▸ Directions
Pick out each line containing the string "this" and copy it.

▸ Data provided
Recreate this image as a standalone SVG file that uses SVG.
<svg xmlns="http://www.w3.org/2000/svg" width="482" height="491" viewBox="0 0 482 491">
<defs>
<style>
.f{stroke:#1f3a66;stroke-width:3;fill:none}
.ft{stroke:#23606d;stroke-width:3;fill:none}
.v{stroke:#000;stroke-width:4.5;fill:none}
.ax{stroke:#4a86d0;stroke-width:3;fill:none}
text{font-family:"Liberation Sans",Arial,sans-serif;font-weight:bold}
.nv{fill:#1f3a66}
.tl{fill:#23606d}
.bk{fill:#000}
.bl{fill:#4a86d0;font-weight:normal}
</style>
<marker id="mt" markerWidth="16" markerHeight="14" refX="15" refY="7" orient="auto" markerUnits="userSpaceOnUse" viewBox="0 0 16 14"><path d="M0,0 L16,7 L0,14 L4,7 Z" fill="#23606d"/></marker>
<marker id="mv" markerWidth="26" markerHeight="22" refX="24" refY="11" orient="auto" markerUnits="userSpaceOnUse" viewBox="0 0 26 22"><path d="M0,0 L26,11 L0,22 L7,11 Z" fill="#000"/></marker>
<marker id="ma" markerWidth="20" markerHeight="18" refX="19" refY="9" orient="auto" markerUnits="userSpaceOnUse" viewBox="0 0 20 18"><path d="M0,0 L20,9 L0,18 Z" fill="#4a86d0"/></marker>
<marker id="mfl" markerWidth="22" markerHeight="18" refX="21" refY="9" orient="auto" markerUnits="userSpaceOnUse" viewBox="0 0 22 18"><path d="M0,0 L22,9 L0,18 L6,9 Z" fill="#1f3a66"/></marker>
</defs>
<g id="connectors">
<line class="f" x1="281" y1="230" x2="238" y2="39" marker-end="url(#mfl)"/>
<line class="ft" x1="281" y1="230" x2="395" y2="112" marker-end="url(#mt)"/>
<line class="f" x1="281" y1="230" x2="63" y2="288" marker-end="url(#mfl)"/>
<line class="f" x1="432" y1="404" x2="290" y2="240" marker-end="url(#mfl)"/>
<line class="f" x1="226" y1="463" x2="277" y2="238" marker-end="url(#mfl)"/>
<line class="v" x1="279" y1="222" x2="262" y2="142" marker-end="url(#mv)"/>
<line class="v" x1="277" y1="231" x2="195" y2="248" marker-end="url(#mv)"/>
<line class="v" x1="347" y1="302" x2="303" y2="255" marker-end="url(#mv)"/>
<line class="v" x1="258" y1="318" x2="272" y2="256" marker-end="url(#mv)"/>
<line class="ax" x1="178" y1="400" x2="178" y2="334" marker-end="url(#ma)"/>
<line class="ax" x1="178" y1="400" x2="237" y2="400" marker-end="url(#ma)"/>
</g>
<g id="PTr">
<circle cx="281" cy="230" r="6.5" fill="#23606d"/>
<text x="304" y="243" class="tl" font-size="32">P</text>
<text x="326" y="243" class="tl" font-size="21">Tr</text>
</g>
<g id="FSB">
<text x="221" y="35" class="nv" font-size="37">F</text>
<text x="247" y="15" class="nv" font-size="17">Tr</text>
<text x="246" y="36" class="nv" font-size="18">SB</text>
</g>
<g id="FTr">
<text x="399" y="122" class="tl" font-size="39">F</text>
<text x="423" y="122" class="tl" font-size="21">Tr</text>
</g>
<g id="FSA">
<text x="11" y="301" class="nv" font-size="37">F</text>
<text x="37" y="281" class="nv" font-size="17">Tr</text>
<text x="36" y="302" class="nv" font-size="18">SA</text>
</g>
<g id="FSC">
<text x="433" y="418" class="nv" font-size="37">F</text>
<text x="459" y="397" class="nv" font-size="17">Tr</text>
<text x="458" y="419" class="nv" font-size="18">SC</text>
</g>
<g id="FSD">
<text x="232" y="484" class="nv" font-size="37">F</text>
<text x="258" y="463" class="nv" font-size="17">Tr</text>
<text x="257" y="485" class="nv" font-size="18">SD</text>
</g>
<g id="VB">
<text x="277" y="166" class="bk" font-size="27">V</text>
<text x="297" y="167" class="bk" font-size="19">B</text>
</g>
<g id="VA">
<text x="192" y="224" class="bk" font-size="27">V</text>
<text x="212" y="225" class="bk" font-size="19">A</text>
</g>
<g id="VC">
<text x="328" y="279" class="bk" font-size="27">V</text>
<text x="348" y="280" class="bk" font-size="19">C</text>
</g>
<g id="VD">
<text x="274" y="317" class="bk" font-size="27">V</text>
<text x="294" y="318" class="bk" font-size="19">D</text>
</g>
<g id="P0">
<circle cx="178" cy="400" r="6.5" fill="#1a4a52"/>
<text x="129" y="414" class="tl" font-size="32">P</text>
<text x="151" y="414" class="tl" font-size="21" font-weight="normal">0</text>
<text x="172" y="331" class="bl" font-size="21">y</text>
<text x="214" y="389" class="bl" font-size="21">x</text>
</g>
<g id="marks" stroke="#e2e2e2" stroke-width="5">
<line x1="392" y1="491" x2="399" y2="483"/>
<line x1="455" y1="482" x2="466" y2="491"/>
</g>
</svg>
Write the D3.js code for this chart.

▸ The completed task
Recreate this image as a standalone SVG file that uses SVG.
Write the D3.js code for this chart.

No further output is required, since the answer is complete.